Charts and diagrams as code
···

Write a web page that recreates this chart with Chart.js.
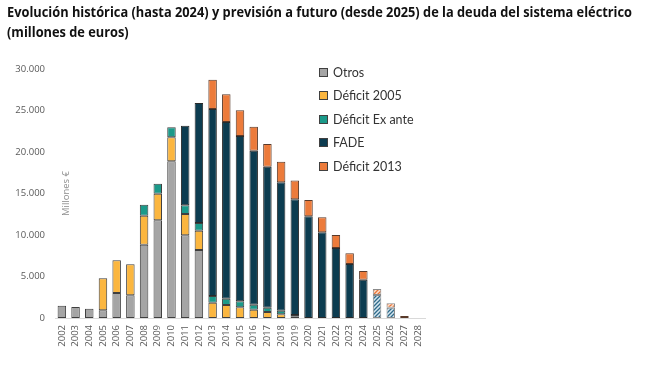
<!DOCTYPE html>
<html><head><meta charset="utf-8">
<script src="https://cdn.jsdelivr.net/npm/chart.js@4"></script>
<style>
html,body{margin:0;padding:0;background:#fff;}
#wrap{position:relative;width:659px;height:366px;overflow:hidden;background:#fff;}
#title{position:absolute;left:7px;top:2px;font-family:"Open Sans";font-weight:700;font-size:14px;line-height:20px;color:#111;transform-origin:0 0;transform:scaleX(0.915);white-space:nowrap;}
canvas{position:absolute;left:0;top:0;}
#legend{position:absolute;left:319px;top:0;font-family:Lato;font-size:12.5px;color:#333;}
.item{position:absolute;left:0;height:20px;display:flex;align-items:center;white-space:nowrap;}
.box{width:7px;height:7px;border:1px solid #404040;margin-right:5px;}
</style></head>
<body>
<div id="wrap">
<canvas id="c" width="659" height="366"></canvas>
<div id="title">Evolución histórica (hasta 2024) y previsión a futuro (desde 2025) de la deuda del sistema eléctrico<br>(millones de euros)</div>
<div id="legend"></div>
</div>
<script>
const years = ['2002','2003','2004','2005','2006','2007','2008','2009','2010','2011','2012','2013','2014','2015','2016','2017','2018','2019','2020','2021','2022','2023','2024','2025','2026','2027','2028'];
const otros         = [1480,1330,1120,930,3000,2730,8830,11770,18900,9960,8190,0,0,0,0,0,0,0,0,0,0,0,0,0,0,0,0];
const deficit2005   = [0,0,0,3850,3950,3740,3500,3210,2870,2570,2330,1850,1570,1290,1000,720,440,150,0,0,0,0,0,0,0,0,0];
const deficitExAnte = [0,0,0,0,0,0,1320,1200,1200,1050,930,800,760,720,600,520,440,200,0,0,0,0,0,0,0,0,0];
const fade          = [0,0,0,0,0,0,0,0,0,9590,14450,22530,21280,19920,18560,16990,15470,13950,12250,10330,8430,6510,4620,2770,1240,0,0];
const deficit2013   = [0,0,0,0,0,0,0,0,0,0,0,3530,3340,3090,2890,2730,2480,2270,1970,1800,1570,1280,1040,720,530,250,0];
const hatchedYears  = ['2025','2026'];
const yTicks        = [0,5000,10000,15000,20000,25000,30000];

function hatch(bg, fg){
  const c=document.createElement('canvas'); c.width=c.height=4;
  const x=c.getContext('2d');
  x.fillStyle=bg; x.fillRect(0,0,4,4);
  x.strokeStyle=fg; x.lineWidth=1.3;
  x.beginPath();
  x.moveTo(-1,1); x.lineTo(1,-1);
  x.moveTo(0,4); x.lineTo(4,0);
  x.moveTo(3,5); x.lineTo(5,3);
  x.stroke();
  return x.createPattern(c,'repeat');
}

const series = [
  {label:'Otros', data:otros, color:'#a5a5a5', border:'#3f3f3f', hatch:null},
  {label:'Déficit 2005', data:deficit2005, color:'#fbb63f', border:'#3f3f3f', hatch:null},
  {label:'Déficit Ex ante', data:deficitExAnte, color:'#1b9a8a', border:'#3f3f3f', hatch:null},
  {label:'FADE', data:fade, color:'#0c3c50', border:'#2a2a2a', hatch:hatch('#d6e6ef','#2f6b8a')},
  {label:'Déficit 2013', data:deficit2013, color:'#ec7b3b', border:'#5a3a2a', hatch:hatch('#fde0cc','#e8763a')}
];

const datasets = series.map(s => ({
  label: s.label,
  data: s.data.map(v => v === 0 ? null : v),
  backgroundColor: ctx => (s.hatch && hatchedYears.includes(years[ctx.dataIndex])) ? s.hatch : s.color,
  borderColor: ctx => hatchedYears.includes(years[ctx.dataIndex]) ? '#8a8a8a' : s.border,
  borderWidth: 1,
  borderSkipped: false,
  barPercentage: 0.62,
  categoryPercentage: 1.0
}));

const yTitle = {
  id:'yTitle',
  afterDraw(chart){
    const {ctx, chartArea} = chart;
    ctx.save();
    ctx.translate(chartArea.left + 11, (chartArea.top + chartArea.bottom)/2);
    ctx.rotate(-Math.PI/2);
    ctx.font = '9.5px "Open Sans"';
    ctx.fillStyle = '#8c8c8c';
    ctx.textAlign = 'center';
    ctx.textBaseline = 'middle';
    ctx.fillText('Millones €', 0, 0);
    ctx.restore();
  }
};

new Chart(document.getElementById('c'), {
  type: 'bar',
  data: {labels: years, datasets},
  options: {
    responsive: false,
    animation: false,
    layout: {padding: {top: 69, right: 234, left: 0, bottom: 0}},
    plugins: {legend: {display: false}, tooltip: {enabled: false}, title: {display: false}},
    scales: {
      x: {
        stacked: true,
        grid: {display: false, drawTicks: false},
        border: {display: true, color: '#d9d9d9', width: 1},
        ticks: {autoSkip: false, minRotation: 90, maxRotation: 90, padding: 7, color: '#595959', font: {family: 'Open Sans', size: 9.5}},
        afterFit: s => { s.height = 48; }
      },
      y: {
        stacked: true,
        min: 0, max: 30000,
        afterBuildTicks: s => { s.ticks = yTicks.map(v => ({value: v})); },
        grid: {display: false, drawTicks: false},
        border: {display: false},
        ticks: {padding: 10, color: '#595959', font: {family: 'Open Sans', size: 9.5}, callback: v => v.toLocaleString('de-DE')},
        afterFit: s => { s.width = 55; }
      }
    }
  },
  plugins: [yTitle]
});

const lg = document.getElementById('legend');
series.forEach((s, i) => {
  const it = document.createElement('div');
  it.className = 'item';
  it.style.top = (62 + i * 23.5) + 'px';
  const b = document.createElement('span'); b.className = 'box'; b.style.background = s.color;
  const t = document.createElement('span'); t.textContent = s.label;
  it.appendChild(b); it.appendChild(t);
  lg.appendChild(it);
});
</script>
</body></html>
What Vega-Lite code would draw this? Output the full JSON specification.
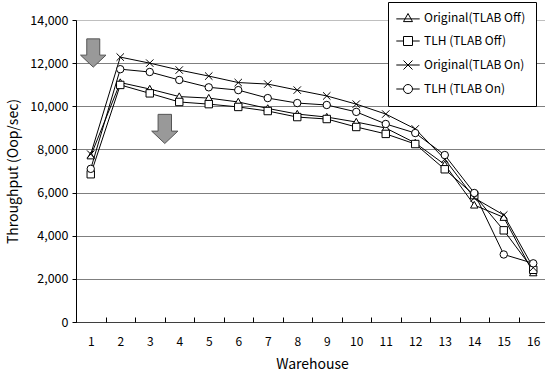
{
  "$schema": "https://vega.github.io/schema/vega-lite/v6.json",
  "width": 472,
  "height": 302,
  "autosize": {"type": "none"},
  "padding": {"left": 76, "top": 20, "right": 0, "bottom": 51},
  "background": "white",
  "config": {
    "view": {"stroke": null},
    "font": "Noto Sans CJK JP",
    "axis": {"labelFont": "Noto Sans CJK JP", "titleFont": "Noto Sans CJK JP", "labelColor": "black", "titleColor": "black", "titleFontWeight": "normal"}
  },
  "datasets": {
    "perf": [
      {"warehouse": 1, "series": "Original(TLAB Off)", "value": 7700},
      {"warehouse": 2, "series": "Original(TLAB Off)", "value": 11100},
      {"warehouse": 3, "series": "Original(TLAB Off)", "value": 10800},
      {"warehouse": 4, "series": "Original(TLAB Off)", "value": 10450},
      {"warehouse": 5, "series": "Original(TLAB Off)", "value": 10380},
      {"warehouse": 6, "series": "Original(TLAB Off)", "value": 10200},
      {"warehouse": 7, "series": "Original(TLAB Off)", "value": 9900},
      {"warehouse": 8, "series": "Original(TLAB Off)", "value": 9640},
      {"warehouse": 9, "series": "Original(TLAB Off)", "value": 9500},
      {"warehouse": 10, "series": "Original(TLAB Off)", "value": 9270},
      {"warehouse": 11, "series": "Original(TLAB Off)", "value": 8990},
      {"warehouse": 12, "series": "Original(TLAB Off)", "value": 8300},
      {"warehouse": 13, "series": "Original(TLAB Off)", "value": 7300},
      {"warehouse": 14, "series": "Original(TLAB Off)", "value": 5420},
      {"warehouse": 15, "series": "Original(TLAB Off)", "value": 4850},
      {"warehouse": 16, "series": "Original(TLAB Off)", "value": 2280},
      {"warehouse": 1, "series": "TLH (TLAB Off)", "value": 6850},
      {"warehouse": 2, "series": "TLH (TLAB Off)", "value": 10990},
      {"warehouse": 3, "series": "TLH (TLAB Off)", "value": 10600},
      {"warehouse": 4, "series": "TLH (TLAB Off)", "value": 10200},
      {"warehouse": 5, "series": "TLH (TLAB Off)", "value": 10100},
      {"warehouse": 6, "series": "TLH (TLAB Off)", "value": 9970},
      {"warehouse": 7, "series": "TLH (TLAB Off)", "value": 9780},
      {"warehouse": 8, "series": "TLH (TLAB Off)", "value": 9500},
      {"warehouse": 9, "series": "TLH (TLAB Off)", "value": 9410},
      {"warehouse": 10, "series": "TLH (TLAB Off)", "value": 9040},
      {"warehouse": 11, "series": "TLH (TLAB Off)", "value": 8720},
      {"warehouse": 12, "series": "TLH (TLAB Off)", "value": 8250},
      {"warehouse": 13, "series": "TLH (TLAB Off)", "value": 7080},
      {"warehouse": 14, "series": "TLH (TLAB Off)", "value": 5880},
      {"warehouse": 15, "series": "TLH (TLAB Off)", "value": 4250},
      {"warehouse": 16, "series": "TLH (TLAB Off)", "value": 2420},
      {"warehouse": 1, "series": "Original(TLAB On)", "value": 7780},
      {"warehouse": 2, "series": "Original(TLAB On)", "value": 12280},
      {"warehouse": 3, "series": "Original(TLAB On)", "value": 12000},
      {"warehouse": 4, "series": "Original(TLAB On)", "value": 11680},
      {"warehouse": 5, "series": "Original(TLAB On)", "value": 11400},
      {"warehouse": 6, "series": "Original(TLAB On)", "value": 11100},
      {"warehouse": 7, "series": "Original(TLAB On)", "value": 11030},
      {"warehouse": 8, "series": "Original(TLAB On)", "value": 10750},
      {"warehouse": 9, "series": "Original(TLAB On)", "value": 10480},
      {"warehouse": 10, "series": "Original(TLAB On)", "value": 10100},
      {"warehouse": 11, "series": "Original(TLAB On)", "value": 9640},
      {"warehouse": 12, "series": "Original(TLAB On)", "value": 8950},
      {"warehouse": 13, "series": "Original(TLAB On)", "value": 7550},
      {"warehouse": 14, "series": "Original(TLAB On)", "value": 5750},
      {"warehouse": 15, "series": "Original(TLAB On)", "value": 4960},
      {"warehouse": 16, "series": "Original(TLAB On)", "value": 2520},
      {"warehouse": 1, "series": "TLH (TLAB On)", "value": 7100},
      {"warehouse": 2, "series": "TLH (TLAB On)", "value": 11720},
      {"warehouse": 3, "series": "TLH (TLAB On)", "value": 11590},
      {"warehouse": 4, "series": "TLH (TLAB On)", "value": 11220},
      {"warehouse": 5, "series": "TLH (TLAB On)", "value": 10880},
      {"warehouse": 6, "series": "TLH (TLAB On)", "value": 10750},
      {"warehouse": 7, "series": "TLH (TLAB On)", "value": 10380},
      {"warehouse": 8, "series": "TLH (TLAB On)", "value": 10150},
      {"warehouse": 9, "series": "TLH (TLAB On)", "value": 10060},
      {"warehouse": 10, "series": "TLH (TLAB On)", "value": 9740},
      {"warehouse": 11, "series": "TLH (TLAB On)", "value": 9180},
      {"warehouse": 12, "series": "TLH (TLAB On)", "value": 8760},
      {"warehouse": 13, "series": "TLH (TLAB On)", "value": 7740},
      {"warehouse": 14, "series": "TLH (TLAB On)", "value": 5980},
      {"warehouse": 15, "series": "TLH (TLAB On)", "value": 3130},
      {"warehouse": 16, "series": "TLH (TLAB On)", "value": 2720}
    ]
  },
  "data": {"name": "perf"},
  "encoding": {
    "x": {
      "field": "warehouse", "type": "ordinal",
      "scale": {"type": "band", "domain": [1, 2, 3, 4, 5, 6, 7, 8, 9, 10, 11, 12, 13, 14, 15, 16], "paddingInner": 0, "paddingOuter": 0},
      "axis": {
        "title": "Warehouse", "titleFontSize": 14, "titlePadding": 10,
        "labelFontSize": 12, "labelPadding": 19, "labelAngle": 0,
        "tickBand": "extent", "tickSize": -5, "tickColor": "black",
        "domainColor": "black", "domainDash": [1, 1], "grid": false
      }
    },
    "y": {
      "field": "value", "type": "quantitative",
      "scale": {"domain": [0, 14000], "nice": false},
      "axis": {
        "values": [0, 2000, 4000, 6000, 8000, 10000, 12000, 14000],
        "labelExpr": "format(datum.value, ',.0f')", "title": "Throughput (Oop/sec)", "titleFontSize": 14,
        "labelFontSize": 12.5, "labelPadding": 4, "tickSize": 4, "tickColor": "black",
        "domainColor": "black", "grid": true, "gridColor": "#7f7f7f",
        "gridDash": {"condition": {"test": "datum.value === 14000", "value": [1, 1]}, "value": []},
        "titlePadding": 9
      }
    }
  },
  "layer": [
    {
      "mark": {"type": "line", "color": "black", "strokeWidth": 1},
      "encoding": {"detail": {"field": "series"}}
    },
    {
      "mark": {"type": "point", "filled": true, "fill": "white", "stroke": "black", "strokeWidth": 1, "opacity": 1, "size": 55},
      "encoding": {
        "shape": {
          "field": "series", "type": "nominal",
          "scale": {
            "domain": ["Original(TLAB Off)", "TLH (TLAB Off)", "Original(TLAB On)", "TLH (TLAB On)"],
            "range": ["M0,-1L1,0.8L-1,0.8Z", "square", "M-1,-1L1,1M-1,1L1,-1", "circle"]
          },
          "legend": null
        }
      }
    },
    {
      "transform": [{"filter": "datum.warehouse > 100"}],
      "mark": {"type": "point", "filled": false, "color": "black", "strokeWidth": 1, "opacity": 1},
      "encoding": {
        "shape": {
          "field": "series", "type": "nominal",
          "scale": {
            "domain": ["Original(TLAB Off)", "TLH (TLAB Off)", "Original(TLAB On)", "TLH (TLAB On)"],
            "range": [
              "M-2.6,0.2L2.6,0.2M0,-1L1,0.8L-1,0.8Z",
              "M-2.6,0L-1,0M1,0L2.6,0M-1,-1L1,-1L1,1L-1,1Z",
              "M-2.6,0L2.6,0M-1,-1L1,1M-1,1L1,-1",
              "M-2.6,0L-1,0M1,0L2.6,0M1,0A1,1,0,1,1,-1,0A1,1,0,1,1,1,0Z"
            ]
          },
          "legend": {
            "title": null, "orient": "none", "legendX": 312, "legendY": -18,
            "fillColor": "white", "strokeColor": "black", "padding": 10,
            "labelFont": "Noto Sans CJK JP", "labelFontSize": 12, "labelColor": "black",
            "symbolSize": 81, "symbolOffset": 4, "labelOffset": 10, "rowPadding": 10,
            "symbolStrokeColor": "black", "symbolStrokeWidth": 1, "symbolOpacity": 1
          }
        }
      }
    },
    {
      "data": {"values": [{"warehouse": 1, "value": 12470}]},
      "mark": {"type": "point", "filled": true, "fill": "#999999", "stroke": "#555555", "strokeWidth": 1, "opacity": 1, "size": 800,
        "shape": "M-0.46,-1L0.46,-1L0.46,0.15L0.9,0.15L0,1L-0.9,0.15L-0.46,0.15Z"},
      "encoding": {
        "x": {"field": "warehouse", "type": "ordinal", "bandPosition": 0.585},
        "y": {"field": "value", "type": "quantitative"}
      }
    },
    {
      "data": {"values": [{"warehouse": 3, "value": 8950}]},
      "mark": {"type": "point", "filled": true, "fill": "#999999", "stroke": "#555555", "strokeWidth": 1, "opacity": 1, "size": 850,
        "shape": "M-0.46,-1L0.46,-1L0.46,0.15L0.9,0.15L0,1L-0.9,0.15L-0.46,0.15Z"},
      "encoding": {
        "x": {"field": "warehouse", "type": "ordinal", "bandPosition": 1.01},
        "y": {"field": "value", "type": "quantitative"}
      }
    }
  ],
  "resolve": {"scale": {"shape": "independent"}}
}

···

SET PROBLEM.
Show every line in the records above that contains the word "this".

REPLY.
Write a web page that recreates this chart with Chart.js.
What Vega-Lite code would draw this? Output the full JSON specification.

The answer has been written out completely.